We use “AAPI” as shorthand—Asian American and Pacific Islander—but it’s a term heavy with both utility and contradiction. Yes, it allows for coalition-building and institutional recognition. But it also collapses wildly different histories, traumas, and class realities into an acronym. In Minor Feelings: an Asian American Reckoning, Cathy Park Hong unpacks this dynamic further. She introduces the concept of “minor feelings”—the complex emotions that arise from occupying an ambiguous racial position in America. Asian Americans are often told their experiences with bias are invalid, making the resulting confusion and alienation difficult to name, let alone address.
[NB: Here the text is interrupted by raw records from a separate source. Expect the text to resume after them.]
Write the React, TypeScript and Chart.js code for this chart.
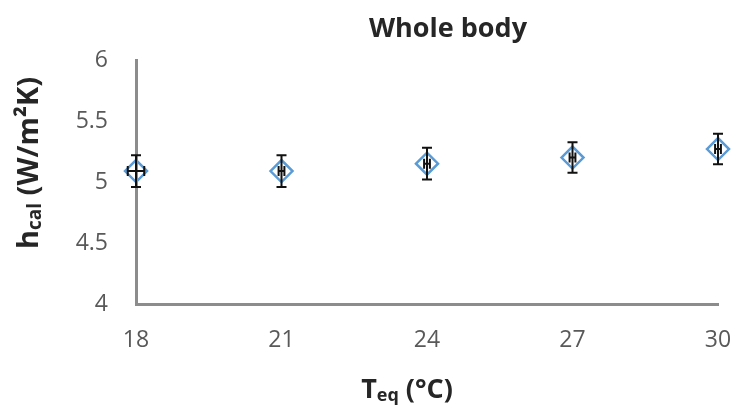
import React, { useEffect, useRef } from "react";
import { Chart, registerables } from "chart.js";

Chart.register(...registerables);

const temperatures = [18, 21, 24, 27, 30];
const hcalValues = [5.09, 5.09, 5.15, 5.2, 5.27];
const hcalErrors = [0.13, 0.13, 0.13, 0.125, 0.125];
const tempErrors = [0.17, 0.06, 0.06, 0.06, 0.06];
const yTicks = [4, 4.5, 5, 5.5, 6];
const xTicks = [18, 21, 24, 27, 30];
const chartTitle = "Whole body";

const FONT = "'Open Sans', 'DejaVu Sans', sans-serif";

type Seg = { text: string; size: number; dy: number };

function drawMixed(ctx: CanvasRenderingContext2D, segs: Seg[], cx: number, cy: number) {
  let total = 0;
  const widths = segs.map((s) => {
    ctx.font = `bold ${s.size}px ${FONT}`;
    const w = ctx.measureText(s.text).width;
    total += w;
    return w;
  });
  let x = cx - total / 2;
  segs.forEach((s, i) => {
    ctx.font = `bold ${s.size}px ${FONT}`;
    ctx.fillText(s.text, x, cy + s.dy);
    x += widths[i];
  });
}

const errorBarPlugin = {
  id: "errorBars",
  afterDatasetsDraw(chart: any) {
    const { ctx } = chart;
    const x = chart.scales.x;
    const y = chart.scales.y;
    ctx.save();
    ctx.strokeStyle = "#111";
    ctx.lineWidth = 2;
    temperatures.forEach((t, i) => {
      const v = hcalValues[i];
      const px = x.getPixelForValue(t);
      const py = y.getPixelForValue(v);
      const top = y.getPixelForValue(v + hcalErrors[i]);
      const bot = y.getPixelForValue(v - hcalErrors[i]);
      const left = x.getPixelForValue(t - tempErrors[i]);
      const right = x.getPixelForValue(t + tempErrors[i]);
      ctx.beginPath();
      ctx.moveTo(px, top);
      ctx.lineTo(px, bot);
      ctx.moveTo(px - 5, top);
      ctx.lineTo(px + 5, top);
      ctx.moveTo(px - 5, bot);
      ctx.lineTo(px + 5, bot);
      ctx.moveTo(left, py);
      ctx.lineTo(right, py);
      ctx.moveTo(left, py - 5);
      ctx.lineTo(left, py + 5);
      ctx.moveTo(right, py - 5);
      ctx.lineTo(right, py + 5);
      ctx.stroke();
    });
    ctx.restore();
  },
};

const titlesPlugin = {
  id: "titles",
  afterDraw(chart: any) {
    const { ctx } = chart;
    ctx.save();
    ctx.fillStyle = "#262626";
    ctx.textBaseline = "alphabetic";
    ctx.textAlign = "left";
    drawMixed(ctx, [{ text: chartTitle, size: 27, dy: 0 }], 448, 37);
    drawMixed(
      ctx,
      [
        { text: "T", size: 27, dy: 0 },
        { text: "eq", size: 18, dy: 3 },
        { text: " (°C)", size: 27, dy: 0 },
      ],
      407,
      398
    );
    ctx.translate(38, 163);
    ctx.rotate(-Math.PI / 2);
    drawMixed(
      ctx,
      [
        { text: "h", size: 29, dy: 0 },
        { text: "cal", size: 19, dy: 3 },
        { text: " (W/m²K)", size: 29, dy: 0 },
      ],
      0,
      0
    );
    ctx.restore();
  },
};

export default function App() {
  const canvasRef = useRef<HTMLCanvasElement>(null);

  useEffect(() => {
    document.body.style.margin = "0";
    const canvas = canvasRef.current;
    if (!canvas) return;
    const chart = new Chart(canvas, {
      type: "scatter",
      data: {
        datasets: [
          {
            data: temperatures.map((t, i) => ({ x: t, y: hcalValues[i] })),
            pointStyle: "rectRot",
            pointRadius: 11,
            pointBorderWidth: 2.5,
            pointBorderColor: "#5b9bd5",
            pointBackgroundColor: "rgba(255,255,255,0)",
            clip: false as any,
          },
        ],
      },
      options: {
        animation: false,
        responsive: false,
        layout: { padding: { top: 60, right: 17, left: 0, bottom: 0 } },
        plugins: {
          legend: { display: false },
          tooltip: { enabled: false },
          title: { display: false },
        },
        scales: {
          x: {
            type: "linear",
            min: 18,
            max: 30,
            afterBuildTicks: (scale: any) => {
              scale.ticks = xTicks.map((v) => ({ value: v }));
            },
            afterFit: (scale: any) => {
              scale.height = 105;
              scale.paddingLeft = 0;
              scale.paddingRight = 0;
            },
            grid: { display: false, drawTicks: false },
            border: { display: true, color: "#8c8c8c", width: 3 },
            ticks: {
              color: "#595959",
              padding: 23,
              maxRotation: 0,
              font: { family: FONT, size: 23 },
            },
          },
          y: {
            type: "linear",
            min: 4,
            max: 6,
            afterBuildTicks: (scale: any) => {
              scale.ticks = yTicks.map((v) => ({ value: v }));
            },
            afterFit: (scale: any) => {
              scale.width = 136;
              scale.paddingTop = 0;
              scale.paddingBottom = 0;
            },
            grid: { display: false, drawTicks: false },
            border: { display: true, color: "#8c8c8c", width: 3 },
            ticks: {
              color: "#595959",
              padding: 28,
              font: { family: FONT, size: 23 },
              callback: (v: any) => String(v),
            },
          },
        },
      },
      plugins: [errorBarPlugin, titlesPlugin],
    });
    return () => chart.destroy();
  }, []);

  return (
    <div style={{ position: "absolute", left: 0, top: 0, width: 735, height: 409 }}>
      <canvas ref={canvasRef} width={735} height={409} />
    </div>
  );
}
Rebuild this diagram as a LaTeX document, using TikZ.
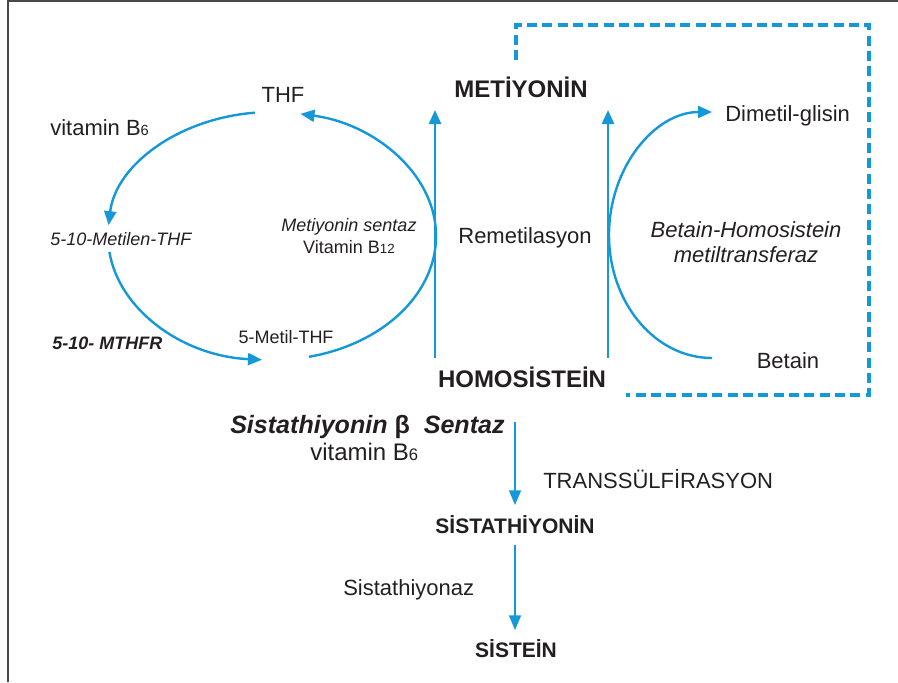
\documentclass[tikz,border=0pt]{standalone}
\usepackage{fontspec}
\setmainfont{Liberation Sans}
\usetikzlibrary{arrows.meta}
\definecolor{pathblue}{RGB}{20,152,216}
\definecolor{ink}{RGB}{35,31,32}
\definecolor{frame}{RGB}{72,72,72}

\begin{document}
\begin{tikzpicture}[x=0.75pt,y=-0.75pt,
  every node/.style={text=ink,inner sep=0pt,anchor=base,font=\fontsize{16.5}{19}\selectfont},
  flow/.style={draw=pathblue,line width=1.8pt,-{Triangle[length=10.5pt,width=9pt]}},
  thinflow/.style={draw=pathblue,line width=1.1pt,-{Triangle[length=11pt,width=9pt]}},
  small/.style={font=\fontsize{13.5}{16}\selectfont},
  hub/.style={font=\fontsize{18}{21}\selectfont\bfseries},
  sub/.style={font=\fontsize{15.75}{18}\selectfont\bfseries}]
\useasboundingbox (0,0) rectangle (898,682);
\draw[frame,line width=1.1pt] (8,682) -- (8,1) -- (898,1);

% Folate cycle
\node (thf) at (283,102) {THF};
\node[anchor=base west] (vb6a) at (50,135) {vitamin B{\fontsize{11}{12}\selectfont 6}};
\node[anchor=base west,font=\fontsize{13.5}{16}\selectfont\itshape] (mthf) at (50,245) {5-10-Metilen-THF};
\node[anchor=base west,font=\fontsize{13.5}{16}\selectfont\bfseries\itshape] (mthfr) at (52,349) {5-10- MTHFR};
\node[small] (methyl) at (286,343) {5-Metil-THF};
\node[font=\fontsize{13.5}{16}\selectfont\itshape] (ms) at (349,231) {Metiyonin sentaz};
\node[small] (b12) at (349,253) {Vitamin B{\fontsize{10}{11}\selectfont 12}};
\draw[flow] (272,236) ++(264:164 and 124) arc[start angle=264,end angle=185,x radius=164,y radius=124];
\draw[flow] (272,236) ++(172.6:164 and 124) arc[start angle=172.6,end angle=93.5,x radius=164,y radius=124];
\draw[flow] (272,236) ++(77:164 and 124) arc[start angle=77,end angle=-80,x radius=164,y radius=124];

% Remethylation
\node[hub] (met) at (521,97) {METİYONİN};
\node[hub] (homo) at (522,387) {HOMOSİSTEİN};
\node (remet) at (525,243) {Remetilasyon};
\coordinate (remL) at (435,358);
\coordinate (remLtop) at (435,110);
\coordinate (remR) at (608,358);
\coordinate (remRtop) at (608,110);
\draw[flow] (remL) -- (remLtop);
\draw[flow] (remR) -- (remRtop);

% Betaine route
\node[font=\fontsize{16.5}{19}\selectfont\itshape] (bhmt) at (746,237) {Betain-Homosistein};
\node[font=\fontsize{16.5}{19}\selectfont\itshape] (bhmt2) at (746,262) {metiltransferaz};
\node (betain) at (788,368) {Betain};
\node[anchor=base west] (dmg) at (725,121) {Dimetil-glisin};
\draw[flow] (712,358) arc[start angle=90,end angle=270,x radius=103,y radius=123];
\draw[pathblue,line width=3pt,dash pattern=on 7.5pt off 4pt] (516,60) -- (516,25) -- (869,25) -- (869,395) -- (626,395);

% Transsulfuration
\node[anchor=base west,font=\fontsize{18.8}{22}\selectfont\bfseries\itshape] (cbs) at (230,433) {Sistathiyonin {\upshape β}~~Sentaz};
\node[anchor=base west,font=\fontsize{18}{21}\selectfont] (vb6b) at (310,460) {vitamin B{\fontsize{12.5}{13}\selectfont 6}};
\node[anchor=base west] (trans) at (543,488) {TRANSSÜLFİRASYON};
\node[sub] (cysta) at (515,533) {SİSTATHİYONİN};
\node[anchor=base west] (cgl) at (343,595) {Sistathiyonaz};
\node[sub] (cys) at (516,657) {SİSTEİN};
\coordinate (tsA) at (515,422);
\coordinate (tsB) at (515,505);
\coordinate (tsC) at (515,545);
\coordinate (tsD) at (515,630);
\draw[thinflow] (tsA) -- (tsB);
\draw[thinflow] (tsC) -- (tsD);
\end{tikzpicture}
\end{document}
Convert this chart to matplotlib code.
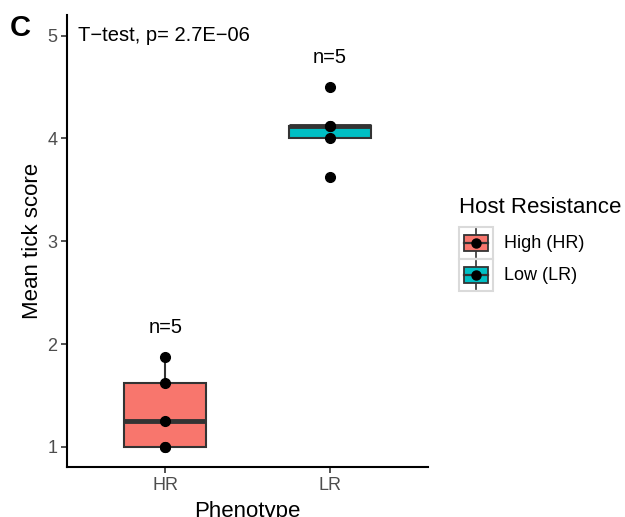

Even the “model minority” myth, so often framed as praise, is a trap when dug deeper. It positions us as compliant and successful enough to be useful but not enough to be seen fully.
It was refreshing to hear the panelists at Serica’s Trailblazer conference give direct and prescriptive answers. If we’ve named these minor feelings, then let’s legitimize them—and do something with that clarity.
Cindy’s work through the Committee of 100 isn’t just about incorporating more Asian American stories into the curriculum—it’s about reshaping the broader framework of inclusion. The organization has advocated for integrating Chinese American history into K-12 education standards across the country, believing that knowing our collective past helps anchor a more equitable future.
Jenny reminded us that healing isn’t always solemn—it can be experimental, playful, and grounded in finding deeper meaning. Her work explores how identity can be reimagined through creative expression, artmaking, and play. In her framing, narrative becomes a tool for reclaiming identity in a new way.
And Kathy Hirata Chin’s courtroom reenactments are not just educational exercises. They are acts of civic memory. Through AABANY’s Reenactments Project, Kathy, along with her husband Judge Denny Chin, and volunteers dramatize landmark legal cases involving Asian Americans—from Korematsu v. United States to Tape v. Hurley—and so much more. These performances are grounded in facts, rigorously researched, and publicly staged to spark awareness, dialogue, and reflection on the legal foundations of inclusion and exclusion of Asian Americans in this country. At the gala on the same evening where Kathy was honored, she summed up perfectly:
“We need these stories, and we need to support the principles and legal systems that made them possible. We all need to stand up and speak up for what is right and keep telling stories.”